Reading the Board in Totemancer

Reading the board means understanding what is really happening beyond the last Totem placed. Beginners see single tiles. Strong players see territory, weak connections, bonus-turn threats, Burst targets, and future captures.

The better you read the board, the easier it becomes to choose the right move before your opponent’s plan becomes dangerous.

What to Look For First

  1. Possible captures

    Which areas are close to being surrounded on the four main sides: up, down, left, and right?

  2. Bonus-turn chances

    Can you score now and use the extra turn to score again?

  3. Opponent threats

    Which move would let your opponent capture land next?

  4. Weak connections

    Which shapes collapse if one key Totem is blocked or broken?

  5. Burst targets

    Where would Burst create the biggest change on the board?

Do Not Only Watch the Last Move

On larger boards, it is easy to focus only on the opponent’s latest placement. That can make you miss a bigger threat elsewhere.

After every move, quickly scan the whole board. The most important area is not always near the last Totem placed.

Strong Shapes vs Weak Shapes

A strong shape is hard to break and creates future scoring chances. A weak shape looks big, but collapses if the opponent blocks one point or uses Burst well.

  • Strong shapes are compact, connected, and difficult to invade.
  • Weak shapes are thin, stretched, or dependent on one fragile connection.
  • Dangerous shapes are one move away from creating a bonus-turn chain.

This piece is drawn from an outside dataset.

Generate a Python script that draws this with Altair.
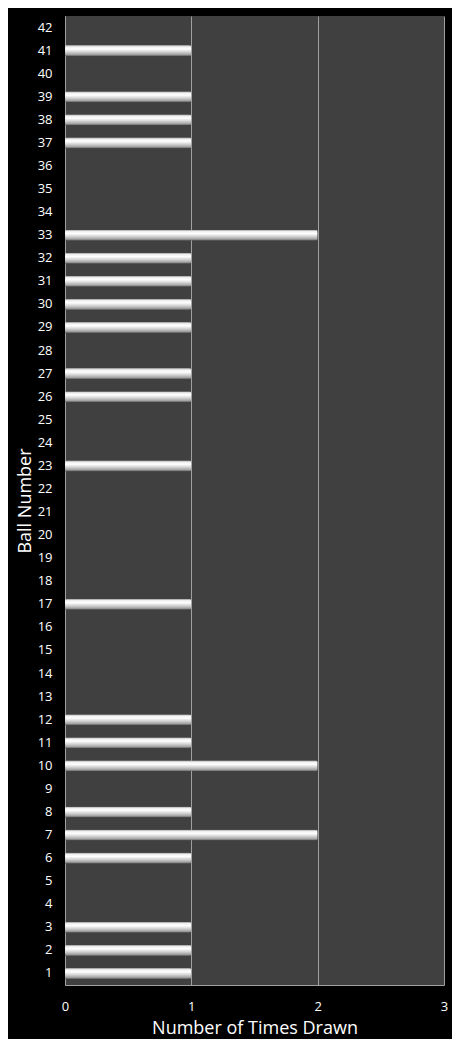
import altair as alt
import pandas as pd

# ball numbers and how many times each was drawn
balls = list(range(1, 43))
drawn_balls = [1, 2, 3, 6, 7, 8, 10, 11, 12, 17, 23, 26, 27, 29, 30, 31, 32, 33, 37, 38, 39, 41]
drawn_counts = [1, 1, 1, 1, 2, 1, 2, 1, 1, 1, 1, 1, 1, 1, 1, 1, 1, 2, 1, 1, 1, 1]
x_ticks = [0, 1, 2, 3]

counts = {b: 0 for b in balls}
for b, c in zip(drawn_balls, drawn_counts):
    counts[b] = c

df = pd.DataFrame({'Ball': [str(b) for b in balls], 'Count': [counts[b] for b in balls]})
order = [str(b) for b in reversed(balls)]

bar_fill = alt.Gradient(
    gradient='linear',
    x1=0, y1=0, x2=0, y2=1,
    stops=[
        alt.GradientStop(color='#8c8c8c', offset=0),
        alt.GradientStop(color='#eeeeee', offset=0.15),
        alt.GradientStop(color='#ffffff', offset=0.35),
        alt.GradientStop(color='#d6d6d6', offset=0.6),
        alt.GradientStop(color='#a4a4a4', offset=0.85),
        alt.GradientStop(color='#5a5a5a', offset=1),
    ]
)

chart = alt.Chart(df).mark_bar(color=bar_fill, cornerRadiusEnd=2).encode(
    x=alt.X('Count:Q', scale=alt.Scale(domain=[0, 3], nice=False),
            title='Number of Times Drawn',
            axis=alt.Axis(values=x_ticks, format='d', grid=True, ticks=False,
                          labelFlush=False, labelPadding=15, titlePadding=6)),
    y=alt.Y('Ball:N', sort=order, title='Ball Number',
            scale=alt.Scale(paddingInner=0.52, paddingOuter=0.26),
            axis=alt.Axis(ticks=False, grid=False, labelPadding=13, titlePadding=3))
).properties(
    width=379,
    height=969,
    background='black',
    padding={'left': 57, 'top': 8, 'right': 8, 'bottom': 54},
    autosize=alt.AutoSizeParams(type='none')
).configure_view(
    fill='#404040',
    stroke=None
).configure_axis(
    labelFont='Open Sans',
    labelFontSize=13,
    labelColor='white',
    titleFont='Open Sans',
    titleFontSize=18,
    titleFontWeight='normal',
    titleColor='white',
    gridColor='#a0a0a0',
    gridWidth=1,
    domainColor='#a0a0a0'
)

chart.save('out.html', embed_options={'renderer': 'svg', 'actions': False})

How to Read Before Each Move

Before placing a Totem, take a few seconds and ask:

  1. Can I capture land now?
  2. Can my opponent capture land next?
  3. Is there a bonus-turn chain available?
  4. Which area is weakest?
  5. Would Burst change this position?

Common Board Patterns

  • Almost-closed areas — one placement away from scoring.
  • Double threats — one move creates two possible captures.
  • Weak bridges — one Totem connects a larger structure.
  • Open corridors — areas that can be sealed from either side.
  • False territory — space that looks safe but can be broken easily.

Reading the Opponent

Do not only ask what your opponent played. Ask what they want next.

  • Are they preparing a capture?
  • Are they baiting your Burst?
  • Are they defending a weak connection?
  • Are they ignoring one area to build a bigger chain elsewhere?

Training Your Eye

Pattern recognition improves with practice. After a match, review one position and ask:

  • What capture did I miss?
  • Where was the opponent’s real threat?
  • Which shape was weaker than I thought?
  • Did I focus too much on the last move?
  • Where could Burst have changed the game?

Common Mistakes

  • Only watching the latest Totem placed.
  • Judging the game only by current score.
  • Missing bonus-turn chains.
  • Ignoring weak connections.
  • Using Burst before understanding the whole board.

Related Guides

Final Tip

Good board reading turns random-looking moves into clear decisions. Scan the whole board, find the next capture, protect weak connections, and always check whether a bonus-turn chain is about to happen.